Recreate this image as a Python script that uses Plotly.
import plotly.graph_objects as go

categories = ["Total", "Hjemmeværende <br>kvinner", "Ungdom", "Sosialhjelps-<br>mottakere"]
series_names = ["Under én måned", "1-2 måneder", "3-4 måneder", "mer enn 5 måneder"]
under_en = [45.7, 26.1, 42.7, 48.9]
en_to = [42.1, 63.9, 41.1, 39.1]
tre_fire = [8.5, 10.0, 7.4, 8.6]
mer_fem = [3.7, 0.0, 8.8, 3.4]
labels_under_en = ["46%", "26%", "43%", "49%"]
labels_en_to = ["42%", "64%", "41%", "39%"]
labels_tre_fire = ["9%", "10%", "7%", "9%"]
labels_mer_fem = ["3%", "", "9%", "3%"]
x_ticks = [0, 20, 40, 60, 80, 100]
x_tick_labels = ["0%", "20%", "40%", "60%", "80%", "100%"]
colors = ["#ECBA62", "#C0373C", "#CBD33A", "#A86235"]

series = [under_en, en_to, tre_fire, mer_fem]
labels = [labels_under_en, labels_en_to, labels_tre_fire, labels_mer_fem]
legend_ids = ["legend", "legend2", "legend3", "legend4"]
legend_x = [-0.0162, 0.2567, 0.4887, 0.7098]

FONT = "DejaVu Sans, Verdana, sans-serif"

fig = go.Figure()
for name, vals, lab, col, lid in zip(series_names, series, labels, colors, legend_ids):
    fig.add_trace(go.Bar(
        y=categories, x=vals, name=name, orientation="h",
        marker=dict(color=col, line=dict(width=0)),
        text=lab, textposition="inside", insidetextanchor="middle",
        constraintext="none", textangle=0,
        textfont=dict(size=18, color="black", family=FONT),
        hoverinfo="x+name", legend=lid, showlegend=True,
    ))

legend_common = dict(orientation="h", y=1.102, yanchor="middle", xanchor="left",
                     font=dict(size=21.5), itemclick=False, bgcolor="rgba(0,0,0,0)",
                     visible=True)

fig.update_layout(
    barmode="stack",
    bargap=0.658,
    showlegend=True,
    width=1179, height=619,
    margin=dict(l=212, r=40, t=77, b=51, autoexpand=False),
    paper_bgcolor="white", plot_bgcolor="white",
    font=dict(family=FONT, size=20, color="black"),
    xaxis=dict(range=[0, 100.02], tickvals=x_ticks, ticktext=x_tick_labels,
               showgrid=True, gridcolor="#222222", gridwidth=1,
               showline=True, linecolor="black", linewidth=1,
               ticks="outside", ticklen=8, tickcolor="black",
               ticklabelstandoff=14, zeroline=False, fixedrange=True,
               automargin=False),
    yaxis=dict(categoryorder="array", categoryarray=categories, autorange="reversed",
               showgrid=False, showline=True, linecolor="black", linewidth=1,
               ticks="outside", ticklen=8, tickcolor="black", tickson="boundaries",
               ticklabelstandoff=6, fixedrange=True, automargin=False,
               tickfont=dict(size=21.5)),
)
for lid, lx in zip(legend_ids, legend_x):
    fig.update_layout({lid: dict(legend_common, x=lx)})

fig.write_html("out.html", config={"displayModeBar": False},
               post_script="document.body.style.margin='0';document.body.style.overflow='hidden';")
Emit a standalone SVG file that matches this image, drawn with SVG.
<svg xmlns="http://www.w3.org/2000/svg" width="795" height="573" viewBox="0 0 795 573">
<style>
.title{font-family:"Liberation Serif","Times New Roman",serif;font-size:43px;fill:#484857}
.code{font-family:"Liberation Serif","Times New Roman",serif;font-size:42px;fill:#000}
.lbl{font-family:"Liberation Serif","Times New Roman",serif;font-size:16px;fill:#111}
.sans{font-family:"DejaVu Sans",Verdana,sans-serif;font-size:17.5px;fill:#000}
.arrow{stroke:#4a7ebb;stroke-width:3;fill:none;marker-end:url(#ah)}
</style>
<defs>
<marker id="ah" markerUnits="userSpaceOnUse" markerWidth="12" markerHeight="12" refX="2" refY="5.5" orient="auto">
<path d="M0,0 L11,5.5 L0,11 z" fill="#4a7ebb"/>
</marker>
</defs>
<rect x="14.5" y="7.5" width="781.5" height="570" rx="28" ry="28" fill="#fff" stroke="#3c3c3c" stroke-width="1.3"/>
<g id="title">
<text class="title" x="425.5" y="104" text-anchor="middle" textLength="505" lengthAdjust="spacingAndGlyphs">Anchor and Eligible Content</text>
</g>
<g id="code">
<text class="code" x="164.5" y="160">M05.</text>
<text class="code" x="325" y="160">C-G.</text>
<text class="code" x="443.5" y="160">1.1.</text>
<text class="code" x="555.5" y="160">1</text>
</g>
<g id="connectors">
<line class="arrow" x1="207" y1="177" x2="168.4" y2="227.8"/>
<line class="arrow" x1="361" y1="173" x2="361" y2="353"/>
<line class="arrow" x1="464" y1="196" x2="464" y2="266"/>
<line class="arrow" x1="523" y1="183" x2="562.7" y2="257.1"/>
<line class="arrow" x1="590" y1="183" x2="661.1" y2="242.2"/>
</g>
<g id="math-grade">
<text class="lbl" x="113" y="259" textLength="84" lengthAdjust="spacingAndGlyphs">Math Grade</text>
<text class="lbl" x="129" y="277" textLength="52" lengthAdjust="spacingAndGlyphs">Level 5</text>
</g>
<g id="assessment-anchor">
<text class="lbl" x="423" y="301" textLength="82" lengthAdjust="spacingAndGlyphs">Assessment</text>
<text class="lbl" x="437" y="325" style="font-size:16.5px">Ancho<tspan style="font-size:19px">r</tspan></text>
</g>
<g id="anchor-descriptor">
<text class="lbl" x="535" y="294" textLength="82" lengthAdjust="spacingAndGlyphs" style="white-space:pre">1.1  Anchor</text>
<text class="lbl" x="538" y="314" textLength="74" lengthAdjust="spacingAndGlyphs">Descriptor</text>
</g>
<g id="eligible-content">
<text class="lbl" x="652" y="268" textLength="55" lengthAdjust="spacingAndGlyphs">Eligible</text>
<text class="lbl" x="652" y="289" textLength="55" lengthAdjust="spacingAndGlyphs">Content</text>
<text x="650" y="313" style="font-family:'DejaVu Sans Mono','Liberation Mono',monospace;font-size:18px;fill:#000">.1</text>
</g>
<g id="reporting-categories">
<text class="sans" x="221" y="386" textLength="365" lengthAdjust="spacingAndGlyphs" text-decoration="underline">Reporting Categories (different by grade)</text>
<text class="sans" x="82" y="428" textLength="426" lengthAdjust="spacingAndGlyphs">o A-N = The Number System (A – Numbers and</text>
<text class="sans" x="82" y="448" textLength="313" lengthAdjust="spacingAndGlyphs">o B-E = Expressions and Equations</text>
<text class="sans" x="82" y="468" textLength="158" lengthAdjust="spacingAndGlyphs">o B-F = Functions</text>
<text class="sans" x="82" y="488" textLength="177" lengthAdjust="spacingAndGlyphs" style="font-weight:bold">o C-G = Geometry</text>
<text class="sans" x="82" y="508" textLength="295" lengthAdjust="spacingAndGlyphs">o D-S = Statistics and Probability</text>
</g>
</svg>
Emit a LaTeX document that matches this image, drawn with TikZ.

◆ PROBLEM TO SOLVE:
Copy the records above exactly as they appear.

◆ FULL RESPONSE:
Recreate this image as a Python script that uses Plotly.
import plotly.graph_objects as go

categories = ["Total", "Hjemmeværende <br>kvinner", "Ungdom", "Sosialhjelps-<br>mottakere"]
series_names = ["Under én måned", "1-2 måneder", "3-4 måneder", "mer enn 5 måneder"]
under_en = [45.7, 26.1, 42.7, 48.9]
en_to = [42.1, 63.9, 41.1, 39.1]
tre_fire = [8.5, 10.0, 7.4, 8.6]
mer_fem = [3.7, 0.0, 8.8, 3.4]
labels_under_en = ["46%", "26%", "43%", "49%"]
labels_en_to = ["42%", "64%", "41%", "39%"]
labels_tre_fire = ["9%", "10%", "7%", "9%"]
labels_mer_fem = ["3%", "", "9%", "3%"]
x_ticks = [0, 20, 40, 60, 80, 100]
x_tick_labels = ["0%", "20%", "40%", "60%", "80%", "100%"]
colors = ["#ECBA62", "#C0373C", "#CBD33A", "#A86235"]

series = [under_en, en_to, tre_fire, mer_fem]
labels = [labels_under_en, labels_en_to, labels_tre_fire, labels_mer_fem]
legend_ids = ["legend", "legend2", "legend3", "legend4"]
legend_x = [-0.0162, 0.2567, 0.4887, 0.7098]

FONT = "DejaVu Sans, Verdana, sans-serif"

fig = go.Figure()
for name, vals, lab, col, lid in zip(series_names, series, labels, colors, legend_ids):
    fig.add_trace(go.Bar(
        y=categories, x=vals, name=name, orientation="h",
        marker=dict(color=col, line=dict(width=0)),
        text=lab, textposition="inside", insidetextanchor="middle",
        constraintext="none", textangle=0,
        textfont=dict(size=18, color="black", family=FONT),
        hoverinfo="x+name", legend=lid, showlegend=True,
    ))

legend_common = dict(orientation="h", y=1.102, yanchor="middle", xanchor="left",
                     font=dict(size=21.5), itemclick=False, bgcolor="rgba(0,0,0,0)",
                     visible=True)

fig.update_layout(
    barmode="stack",
    bargap=0.658,
    showlegend=True,
    width=1179, height=619,
    margin=dict(l=212, r=40, t=77, b=51, autoexpand=False),
    paper_bgcolor="white", plot_bgcolor="white",
    font=dict(family=FONT, size=20, color="black"),
    xaxis=dict(range=[0, 100.02], tickvals=x_ticks, ticktext=x_tick_labels,
               showgrid=True, gridcolor="#222222", gridwidth=1,
               showline=True, linecolor="black", linewidth=1,
               ticks="outside", ticklen=8, tickcolor="black",
               ticklabelstandoff=14, zeroline=False, fixedrange=True,
               automargin=False),
    yaxis=dict(categoryorder="array", categoryarray=categories, autorange="reversed",
               showgrid=False, showline=True, linecolor="black", linewidth=1,
               ticks="outside", ticklen=8, tickcolor="black", tickson="boundaries",
               ticklabelstandoff=6, fixedrange=True, automargin=False,
               tickfont=dict(size=21.5)),
)
for lid, lx in zip(legend_ids, legend_x):
    fig.update_layout({lid: dict(legend_common, x=lx)})

fig.write_html("out.html", config={"displayModeBar": False},
               post_script="document.body.style.margin='0';document.body.style.overflow='hidden';")
Emit a standalone SVG file that matches this image, drawn with SVG.
<svg xmlns="http://www.w3.org/2000/svg" width="795" height="573" viewBox="0 0 795 573">
<style>
.title{font-family:"Liberation Serif","Times New Roman",serif;font-size:43px;fill:#484857}
.code{font-family:"Liberation Serif","Times New Roman",serif;font-size:42px;fill:#000}
.lbl{font-family:"Liberation Serif","Times New Roman",serif;font-size:16px;fill:#111}
.sans{font-family:"DejaVu Sans",Verdana,sans-serif;font-size:17.5px;fill:#000}
.arrow{stroke:#4a7ebb;stroke-width:3;fill:none;marker-end:url(#ah)}
</style>
<defs>
<marker id="ah" markerUnits="userSpaceOnUse" markerWidth="12" markerHeight="12" refX="2" refY="5.5" orient="auto">
<path d="M0,0 L11,5.5 L0,11 z" fill="#4a7ebb"/>
</marker>
</defs>
<rect x="14.5" y="7.5" width="781.5" height="570" rx="28" ry="28" fill="#fff" stroke="#3c3c3c" stroke-width="1.3"/>
<g id="title">
<text class="title" x="425.5" y="104" text-anchor="middle" textLength="505" lengthAdjust="spacingAndGlyphs">Anchor and Eligible Content</text>
</g>
<g id="code">
<text class="code" x="164.5" y="160">M05.</text>
<text class="code" x="325" y="160">C-G.</text>
<text class="code" x="443.5" y="160">1.1.</text>
<text class="code" x="555.5" y="160">1</text>
</g>
<g id="connectors">
<line class="arrow" x1="207" y1="177" x2="168.4" y2="227.8"/>
<line class="arrow" x1="361" y1="173" x2="361" y2="353"/>
<line class="arrow" x1="464" y1="196" x2="464" y2="266"/>
<line class="arrow" x1="523" y1="183" x2="562.7" y2="257.1"/>
<line class="arrow" x1="590" y1="183" x2="661.1" y2="242.2"/>
</g>
<g id="math-grade">
<text class="lbl" x="113" y="259" textLength="84" lengthAdjust="spacingAndGlyphs">Math Grade</text>
<text class="lbl" x="129" y="277" textLength="52" lengthAdjust="spacingAndGlyphs">Level 5</text>
</g>
<g id="assessment-anchor">
<text class="lbl" x="423" y="301" textLength="82" lengthAdjust="spacingAndGlyphs">Assessment</text>
<text class="lbl" x="437" y="325" style="font-size:16.5px">Ancho<tspan style="font-size:19px">r</tspan></text>
</g>
<g id="anchor-descriptor">
<text class="lbl" x="535" y="294" textLength="82" lengthAdjust="spacingAndGlyphs" style="white-space:pre">1.1  Anchor</text>
<text class="lbl" x="538" y="314" textLength="74" lengthAdjust="spacingAndGlyphs">Descriptor</text>
</g>
<g id="eligible-content">
<text class="lbl" x="652" y="268" textLength="55" lengthAdjust="spacingAndGlyphs">Eligible</text>
<text class="lbl" x="652" y="289" textLength="55" lengthAdjust="spacingAndGlyphs">Content</text>
<text x="650" y="313" style="font-family:'DejaVu Sans Mono','Liberation Mono',monospace;font-size:18px;fill:#000">.1</text>
</g>
<g id="reporting-categories">
<text class="sans" x="221" y="386" textLength="365" lengthAdjust="spacingAndGlyphs" text-decoration="underline">Reporting Categories (different by grade)</text>
<text class="sans" x="82" y="428" textLength="426" lengthAdjust="spacingAndGlyphs">o A-N = The Number System (A – Numbers and</text>
<text class="sans" x="82" y="448" textLength="313" lengthAdjust="spacingAndGlyphs">o B-E = Expressions and Equations</text>
<text class="sans" x="82" y="468" textLength="158" lengthAdjust="spacingAndGlyphs">o B-F = Functions</text>
<text class="sans" x="82" y="488" textLength="177" lengthAdjust="spacingAndGlyphs" style="font-weight:bold">o C-G = Geometry</text>
<text class="sans" x="82" y="508" textLength="295" lengthAdjust="spacingAndGlyphs">o D-S = Statistics and Probability</text>
</g>
</svg>
Emit a LaTeX document that matches this image, drawn with TikZ.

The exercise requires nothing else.